もしかすると、現代美術館や近代のコレクション展で見てきたのかもしれないのだが、ものすごいインパクトを持って印象に残る、ということが自分にはいままでなかった。

だからこのように1作家を取り上げてくれる展示、作品をまとめて見る機会を企画し、実行してくれたオペラシティーには大変感謝している。

まとめてみること、の面白さ、深さ。
そうですね音楽でいうとフェスではなくワンマンライブでしょうか。

さて作品についてはこんなメモが残された。

・素材感がわからない
・ありえないのに写実で描かれるとありえそうな気がする
・建物の質感
・虚無感
・人気(ひとけ)のなさ


・素材感がわからない
・ありえないのに写実で描かれるとありえそうな気がする
・建物の質感
写実的に描かれているはずなのにどこかでその質感が消失しているというか。実はテラコッタの素材に見えたけれど指を押し当てたら発泡スチロールなんじゃないか?と思うような、自分の認識を超える質感が目の前に描かれている。
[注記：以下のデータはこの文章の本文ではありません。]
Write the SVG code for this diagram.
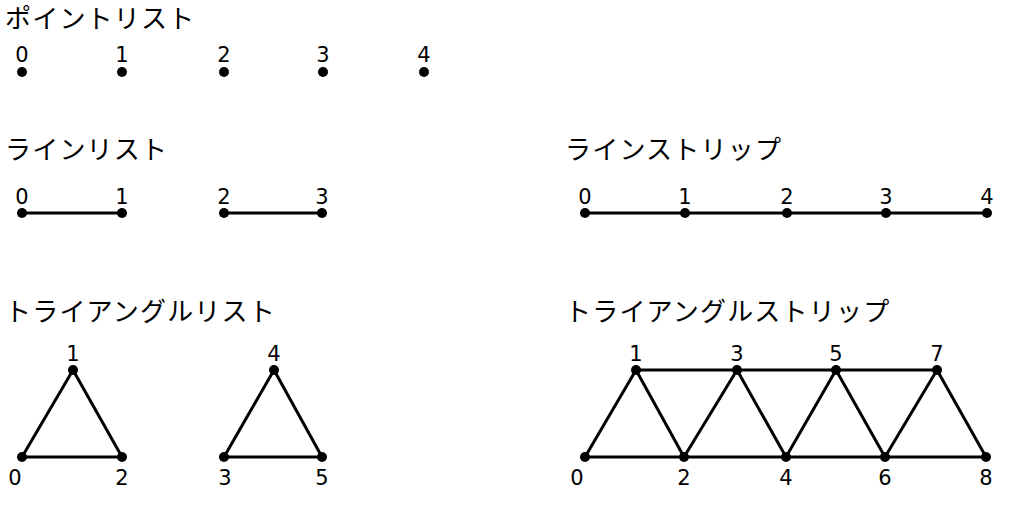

架空の風景だからか、重力がわからない絵なのだ。独特の浮遊感。

そして建物もどこかで見たことがありそうだが、明らかに現実に存在しない架空の建築なわけで。でもこれからその建築は実現しなさそうでもある。未来っぽいのに遠い昔のようにも感じる。

未来のアルフォートに載ってたらどうしよう
エッシャー的要素も感じる
神宮球場に見える



・虚無感
・人気(ひとけ)のなさ
入り口があるのに人はいない。草は生えるのに人はいない。
無音の絵という印象である。
90年代の作品はとにかく静かな世界が描かれていた。
近年の作品では人がポツリと描かれていたり、時間軸、スピード感、疾走感がある作品もある。

これは数年前の渋谷のスクランブル交差点っぽさ
発光している
夜の光は人の営みを感じる。

しかし90年代のひっそり感は独特で画面に吸い込まれる。

種明かしとしての作家のモチーフ

作家が参考にしたかもしれない写真がポツリポツリ、と展示ケースに並べてある。そこに写る現実の世界に何故かホッとしたのだ。

こういう工場、確かに郊外で見かける

そしてマン・レイの空に浮かぶ唇のポストカードも展示されていて、それを見た時に妙に腑に落ちた。マン・レイとかマグリットに強く惹かれる何かがあったのか。
何となく、共通点は感じられる。

面白い作品を見た。
そして幼い頃見た、教育テレビの単発の名もなき番組のような。(2度と同じ番組が放送されない感)
見る人によって違うのだろうが、どこかしら心の奥の郷愁を煽るのではないだろうか。